The only way to be sure is to rely on the reindexObject methods of the instances themselves, and walking the tree and doing obj.reindexObject() would be no fun really. Not for 2.1 though, maybe we can add such a helper later.
comment:5 Changed 7 years ago by geoff
Well, it's not like you'd want to rebuild the catalog frequently, but every now and then you really mess things up and it's necessary. The reindexObject method call thing is not that bad when you consider that building the catalog from scratch basically entails walking the tree and calling indexObject.
comment:6 Changed 7 years ago by alecm
I agree, we should have such a method, and big a button for it in the ZMI which clearly states it's the proper way to rebuild. But I'm not going to be writing it before 2.1 comes out. :)
comment:7 Changed 7 years ago by bhirsch
What would be entailed in doing this? Clearing the catalog, then walking through the site and calling reindexObject() on each object registered in portal_types?
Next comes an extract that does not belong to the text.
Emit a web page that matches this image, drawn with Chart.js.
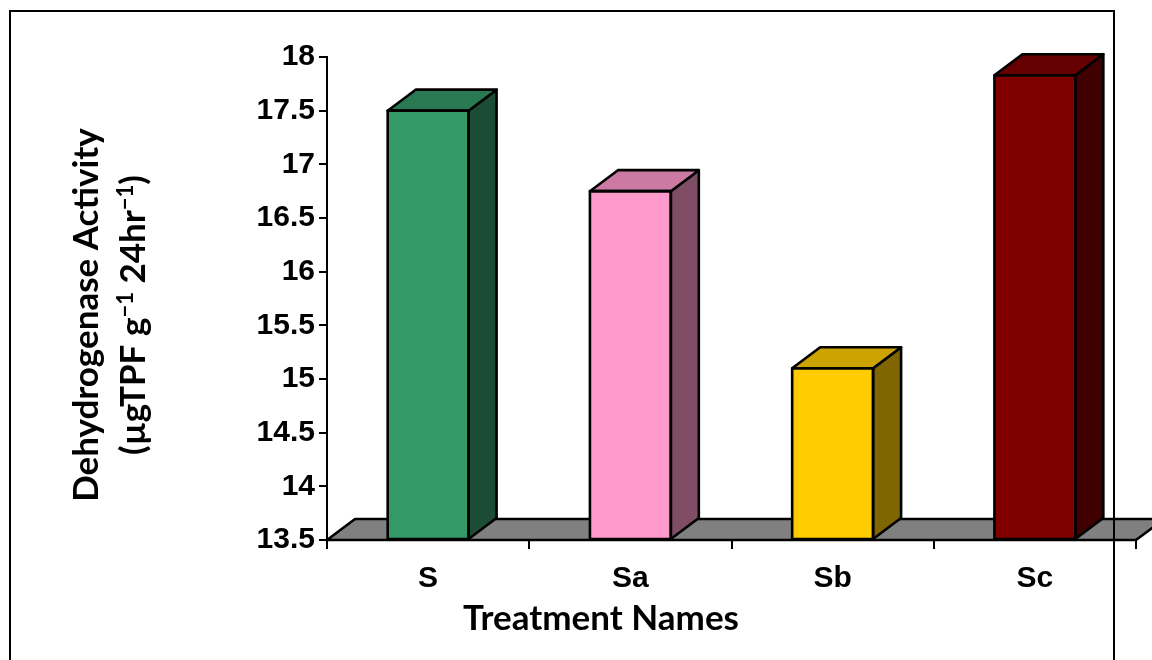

Is there a general rule which would avoid things like Criteria objects?
comment:8 Changed 7 years ago by geoff
Use the ZopeFindAndApply method from ~Zope/lib/python/Products/ZCatalog/ZCatalog.py (IIRC) to walk the ZODB. For each object, do something like
if shasattr(obj, 'reindexObject'):
obj.reindexObject()
where shasattr is found in Archetypes/utils.py
comment:9 Changed 7 years ago by alecm
Use ZopeFind to find the objects in portal types (though doing all objects should be safe but very slightly slower). Iterate through and see if each object has a callable reindexObject attribute, if so call it. Such special types either won't implement reindexObject or will override it to do nothing.
sketch:
objs = ZopeFind() for obj in objs:
if getattr(aq_base(obj), 'reindexObject', None) is not None:
if safe_callable(obj.reindexObject):
obj.reindexObject()
Of course such a thing in the plone core would need a few unit tests to go with it.
comment:10 Changed 7 years ago by alecm
geoff,
You'll be pleased to know that plone has it's own safe methods now:
safe_hasattr base_hasattr (using aq_base which my example should have used) safe_callable
all importable into py scripts from CMFPlone.utils IIRC.
comment:11 Changed 6 years ago by limi
+1 for this script to be added to 2.1.x. :)
We can not check for portal_types, that would be too expensive - you shouldn't index stuff that isn't content in the first place (although I know that the Zope UI makes it all too easy to clear the catalog ;)
comment:12 Changed 6 years ago by hannosch
- Component changed from Infrastructure to Catalog
- Description modified (diff)
comment:13 Changed 6 years ago by hannosch
- Priority changed from minor to major
- Milestone changed from 2.1.x to 2.5
- Summary changed from Tools being reported by getFolderContents after 2.0.5->2.1rc{1,2} migration to We need a script to rebuild the catalog from scratch
comment:15 Changed 6 years ago by alecm
- Status changed from new to closed
- Resolution set to fixed
Fixed on trunk -r9310, feel free to backport to 2.1 branch :-)

My guess is that at some point when you had 2.0 installed you told your catalog to recatalog everything in the site, including things which shouldn't have ever been in the catalog like skin templates and portal tools. 2.1 now uses the catalog to do these listings for a number of reasons. The downside is that you need to have a sane catalog for this to work. If you can demonstrate that none of these objects were catalogged on your 2.0 site pre-migration, then I will consider this a bug otherwise, it is not. You may resolve it by clearing your portal_catalog and having it reindex only the true content types.